Il fait beau à présent, mon amour, et vous avez un parapluie, mais je ne vous attends pas immédiatement comme tantôt. Il est même probable que je ne vous verrai que ce soir à minuit, ça n’est pas très grave et je ne m’en contente pas du tout. La mère de Mme Guérard sort d’ici. Je lui ai donné les 10 f. [d’]acompte. Il paraît que sa fille, Mme Guérard, est tombée sur le boulevard lundi et qu’elle s’est fort meurtrie. Elle a aussi de nouveaux chagrins de son mari et de sa famille, bref la mère Guérard m’a dit que sa fille était fort à plaindre et qu’elle viendrait aussitôt qu’elle le pourrait me conter ses douleurs. Voilà les nouvelles. Et puis je t’aime, et puis tu es la préoccupationa de toute ma vie. Voilà qui est bien vrai, plus je te vois plus je t’aime, plus je t’ai et plus je te désire, c’est pas ma faute. Jour Toto. Jour mon petit o. Papa est bien i.
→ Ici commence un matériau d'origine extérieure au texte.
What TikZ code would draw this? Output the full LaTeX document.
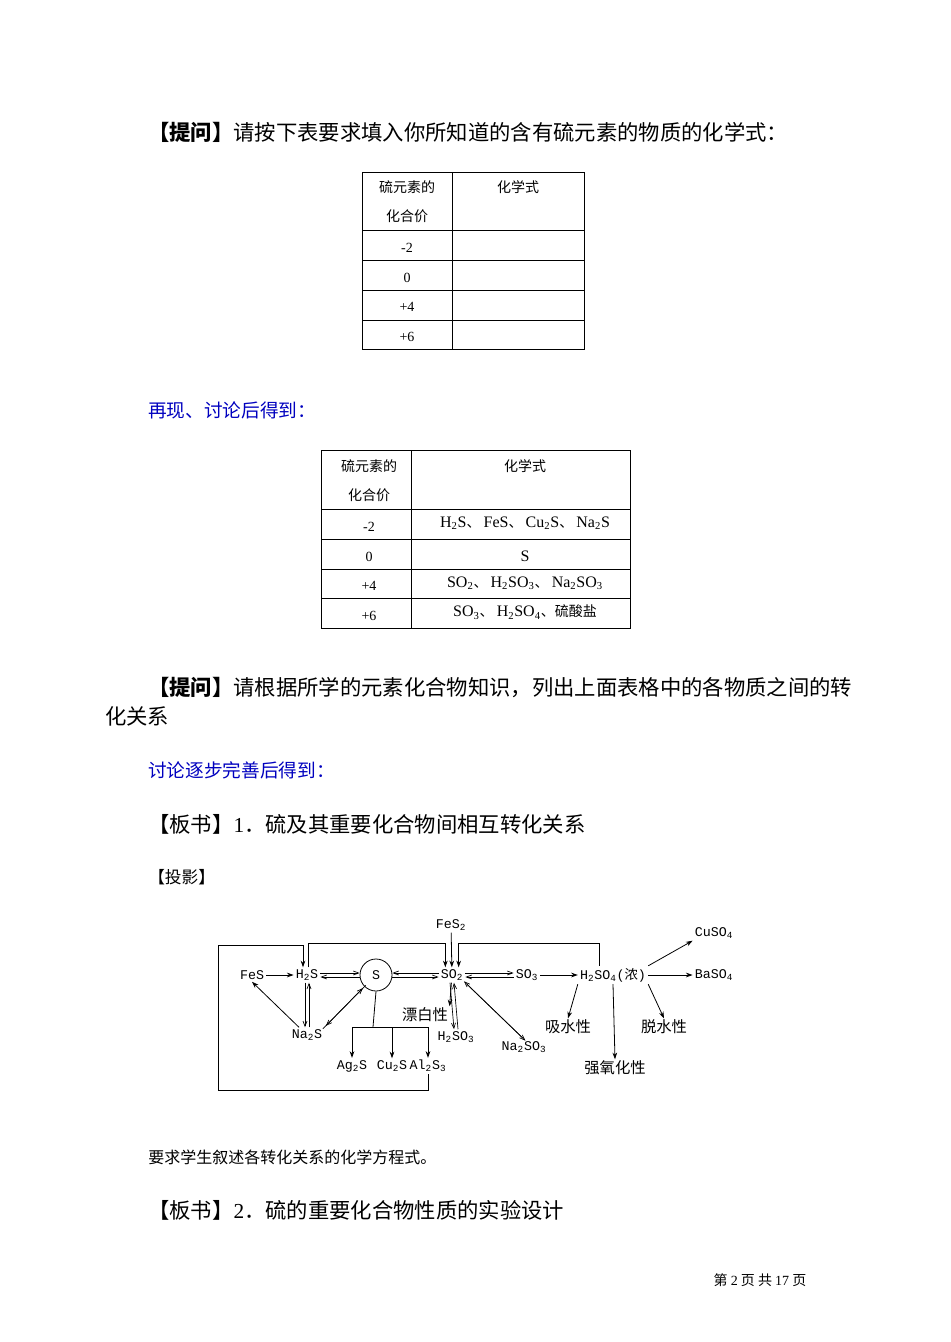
\documentclass[tikz,border=0pt]{standalone}
\usepackage{fontspec}
\setmainfont{Noto Sans CJK SC}
\newfontfamily\cjk{Noto Sans CJK SC}
\newfontfamily\lat{Liberation Serif}
\newfontfamily\mono{Liberation Mono}
\usetikzlibrary{arrows.meta}
\newcommand{\ssb}[1]{\textsubscript{#1}}
\begin{document}
\begin{tikzpicture}[x=0.75pt,y=-0.75pt,
  body/.style={anchor=west,inner sep=0,font=\fontsize{16pt}{18pt}\selectfont},
  blue/.style={body,text=blue!75!black,font=\fontsize{14pt}{16pt}\selectfont},
  cell/.style={inner sep=0,font=\fontsize{10.5pt}{12pt}\selectfont},
  chem/.style={inner sep=1.5pt,font=\mono\fontsize{10pt}{11pt}\selectfont},
  prop/.style={inner sep=1pt,font=\fontsize{11.5pt}{13pt}\selectfont},
  arr/.style={-{Stealth[length=5pt,width=3.5pt]},line width=0.6pt},
  harp/.style={-{Straight Barb[length=4pt,width=3pt]},line width=0.5pt},
  ln/.style={line width=0.6pt}]
\path[use as bounding box,fill=white] (0,0) rectangle (950,1342);
\node[body] (q1) at (148,132) {\textbf{【提问】}请按下表要求填入你所知道的含有硫元素的物质的化学式：};
% table 1
\draw[line width=0.6pt] (362,172) rectangle (584,349);
\draw (452,172) -- (452,349);
\foreach \y in {230,260,290,320} \draw (362,\y) -- (584,\y);
\node[cell] (t1a) at (407,187) {硫元素的};
\node[cell] (t1b) at (407,216) {化合价};
\node[cell] (t1c) at (518,187) {化学式};
\node[cell,font=\lat\fontsize{10.5pt}{12pt}\selectfont] (t1d) at (407,248) {-2};
\node[cell,font=\lat\fontsize{10.5pt}{12pt}\selectfont] (t1e) at (407,278) {0};
\node[cell,font=\lat\fontsize{10.5pt}{12pt}\selectfont] (t1f) at (407,307) {+4};
\node[cell,font=\lat\fontsize{10.5pt}{12pt}\selectfont] (t1g) at (407,337) {+6};
\node[blue] (r1) at (148,410) {再现、讨论后得到：};
% table 2
\draw[line width=0.6pt] (321,450) rectangle (630,628);
\draw (411,450) -- (411,628);
\foreach \y in {509,539,569,598} \draw (321,\y) -- (630,\y);
\node[cell] (t2a) at (369,466) {硫元素的};
\node[cell] (t2b) at (369,495) {化合价};
\node[cell] (t2c) at (525,466) {化学式};
\node[cell,font=\lat\fontsize{10.5pt}{12pt}\selectfont] (t2d) at (369,527) {-2};
\node[cell,font=\lat\fontsize{10.5pt}{12pt}\selectfont] (t2e) at (369,557) {0};
\node[cell,font=\lat\fontsize{10.5pt}{12pt}\selectfont] (t2f) at (369,586) {+4};
\node[cell,font=\lat\fontsize{10.5pt}{12pt}\selectfont] (t2g) at (369,616) {+6};
\node[cell] (t2h) at (525,523) {{\lat\large H\ssb{2}S}、 {\lat\large FeS}、 {\lat\large Cu\ssb{2}S}、 {\lat\large Na\ssb{2}S}};
\node[cell,font=\lat\fontsize{12pt}{12pt}\selectfont] (t2i) at (525,556) {S};
\node[cell] (t2j) at (525,583) {{\lat\large SO\ssb{2}}、 {\lat\large H\ssb{2}SO\ssb{3}}、 {\lat\large Na\ssb{2}SO\ssb{3}}};
\node[cell] (t2k) at (525,612) {{\lat\large SO\ssb{3}}、 {\lat\large H\ssb{2}SO\ssb{4}}、硫酸盐};
\node[body] (q2) at (148,688) {\textbf{【提问】}请根据所学的元素化合物知识，列出上面表格中的各物质之间的转};
\node[body] (q2b) at (105,716) {化关系};
\node[blue] (r2) at (148,770) {讨论逐步完善后得到：};
\node[body] (b1) at (148,824) {【板书】{\lat 1}．硫及其重要化合物间相互转化关系};
\node[body,font=\fontsize{12.5pt}{14pt}\selectfont] (ty) at (148,877) {【投影】};
% diagram
\node[chem] (fes) at (252,975) {FeS};
\node[chem] (h2s) at (307,975) {H\ssb{2}S};
\node[circle,draw,line width=0.6pt,minimum size=24pt,inner sep=0,font=\mono\fontsize{10pt}{11pt}\selectfont] (s) at (376,975) {S};
\node[chem] (so2) at (452,975) {SO\ssb{2}};
\node[chem] (so3) at (527,975) {SO\ssb{3}};
\node[chem] (h2so4) at (613,975) {H\ssb{2}SO\ssb{4}({\cjk 浓})};
\node[chem] (baso4) at (714,975) {BaSO\ssb{4}};
\node[chem] (cuso4) at (714,933) {CuSO\ssb{4}};
\node[chem] (fes2) at (451,925) {FeS\ssb{2}};
\node[chem] (na2s) at (307,1035) {Na\ssb{2}S};
\node[prop] (pb) at (425,1015) {漂白性};
\node[chem] (h2so3) at (456,1037) {H\ssb{2}SO\ssb{3}};
\node[chem] (na2so3) at (524,1047) {Na\ssb{2}SO\ssb{3}};
\node[chem] (ag2s) at (352,1066) {Ag\ssb{2}S};
\node[chem] (cu2s) at (392,1066) {Cu\ssb{2}S};
\node[chem] (al2s3) at (428,1066) {Al\ssb{2}S\ssb{3}};
\node[prop] (xs) at (568,1027) {吸水性};
\node[prop] (ts) at (664,1027) {脱水性};
\node[prop] (qy) at (615,1068) {强氧化性};
\coordinate (bar) at (373,1027);
\draw[arr] (fes) -- (h2s);
\draw[arr] (so3) -- (h2so4);
\draw[arr] (h2so4) -- (baso4);
\draw[arr] (h2so4.north east) -- (cuso4.south west);
\draw[arr] (so2) -- (pb.north east);
\draw[arr] (na2s) -- (fes.south);
\draw[arr] (fes2) -- (so2);
\draw[arr] (h2so4.south west) -- (xs.north);
\draw[arr] (h2so4.south) -- (qy.north);
\draw[arr] (h2so4.south east) -- (ts.north);
\draw[harp] ([yshift=1.5pt]h2s.east) -- ([yshift=1.5pt]s.west);
\draw[harp] ([yshift=-1.5pt]s.west) -- ([yshift=-1.5pt]h2s.east);
\draw[harp] ([yshift=1.5pt]so2.west) -- ([yshift=1.5pt]s.east);
\draw[harp] ([yshift=-1.5pt]s.east) -- ([yshift=-1.5pt]so2.west);
\draw[harp] ([yshift=1.5pt]so2.east) -- ([yshift=1.5pt]so3.west);
\draw[harp] ([yshift=-1.5pt]so3.west) -- ([yshift=-1.5pt]so2.east);
\draw[harp] ([xshift=-1.5pt]h2s.south) -- ([xshift=-1.5pt]na2s.north);
\draw[harp] ([xshift=1.5pt]na2s.north) -- ([xshift=1.5pt]h2s.south);
\draw[harp] ([xshift=-1.5pt]so2.south) -- ([xshift=-1.5pt]h2so3.north);
\draw[harp] ([xshift=1.5pt]h2so3.north) -- ([xshift=1.5pt]so2.south);
\draw[harp,transform canvas={shift={(-1.1pt,-1.1pt)}}] (na2s.north east) -- (s.south west);
\draw[harp,transform canvas={shift={(1.1pt,1.1pt)}}] (s.south west) -- (na2s.north east);
\draw[harp,transform canvas={shift={(1.1pt,-1.1pt)}}] (so2.south east) -- (na2so3.north);
\draw[harp,transform canvas={shift={(-1.1pt,1.1pt)}}] (na2so3.north) -- (so2.south east);
\draw[ln] (s.south) -- (bar);
\draw[ln] (ag2s.north |- bar) -- (al2s3.north |- bar);
\draw[arr] (ag2s.north |- bar) -- (ag2s.north);
\draw[arr] (cu2s.north |- bar) -- (cu2s.north);
\draw[arr] (al2s3.north |- bar) -- (al2s3.north);
\draw[arr] (al2s3.south) -- (al2s3.south |- 0,1090) -- (218,1090) -- (218,945) -- ([xshift=-3pt]h2s.north |- 0,945) -- ([xshift=-3pt]h2s.north);
\draw[arr] ([xshift=1pt]h2s.north) -- ([xshift=1pt]h2s.north |- 0,943) -- ([xshift=-5pt]so2.north |- 0,943) -- ([xshift=-5pt]so2.north);
\draw[arr] ([xshift=-10pt]h2so4.north) -- ([xshift=-10pt]h2so4.north |- 0,943) -- ([xshift=5pt]so2.north |- 0,943) -- ([xshift=5pt]so2.north);
\node[body,font=\fontsize{12pt}{14pt}\selectfont] (req) at (148,1157) {要求学生叙述各转化关系的化学方程式。};
\node[body] (b2) at (148,1210) {【板书】{\lat 2}．硫的重要化合物性质的实验设计};
\node[inner sep=0,font=\fontsize{10.5pt}{12pt}\selectfont] (pg) at (760,1280) {第 {\lat 2} 页 共 {\lat 17} 页};
\end{tikzpicture}
\end{document}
Et mon ONZIN [1] ? Et mon machin ? Et ma boîte à volets ? à voler ? à voléeb ? Hein ? Hein ? Hein ? Vous ne répondez pas vieux sournois mais vous gardez tout.

Juliette

BnF, Mss, NAF, 16343, f. 151-152
Transcription de Chantal Brière

a) « préocupation ».
b) « vollée ».


11 novembre [1840], mercredi soir, 5 h. ¼

Quel temps, mon adoré, quel affreux temps. Où es-tu mon bien-aimé ? Que fais-tu ? Et quand te verrai-je ? Je suis triste comme un bonnet de nuit, il me semble que je ne t’ai pas vu depuis trois jours. Tu serais bien gentil si tu voulais ne pas courir la pluie ce soir et venir dîner au coin de mon feu avec du bon haricot de mouton qui bouillotte tout doucement en t’attendant. Claire joue à la poupée et lui enfonce des clousa dans la tête sous prétexte de lui faire tenir son bonnet. Moi je t’écris mais j’aimerais mieux te baiser. Je suis d’une humeur massacrante parce que j’ai manqué une grosse puce plus grosse qu’un bœuf, il est vrai qu’il faisait nuit et que j’avais un tas de choses dans la main mais c’est égal mon infaillibilité à l’endroit de la chasse aux puces est en défaut ce qui est humiliant pour une FAIBLE FEMME. Enfin je suis très à plaindre et si tu ne viens pas me redonner un peu de joie je donne ma démission de femme heureuse. Je ne comprends pas la nécessité de courir comme un fou sous la pluie et la grêle sous prétexte de travail. Ce serait bien plus raisonnable et bien plus charmant pour moi si vous vouliez borner vos excursions du pied de mon lit à la fenêtre et de la fenêtre au pied de mon lit. Mais vous êtes un scélérat qui n’entendez à rien et ne faites rien pour me faire plaisir. Ça ne m’empêche pas de vous adorer.

Juliette

BnF, Mss, NAF, 16343, f. 153-154
Transcription de Chantal Brière

a) « cloux ».

Notes

[1À élucider. La lecture n’est pas douteuse.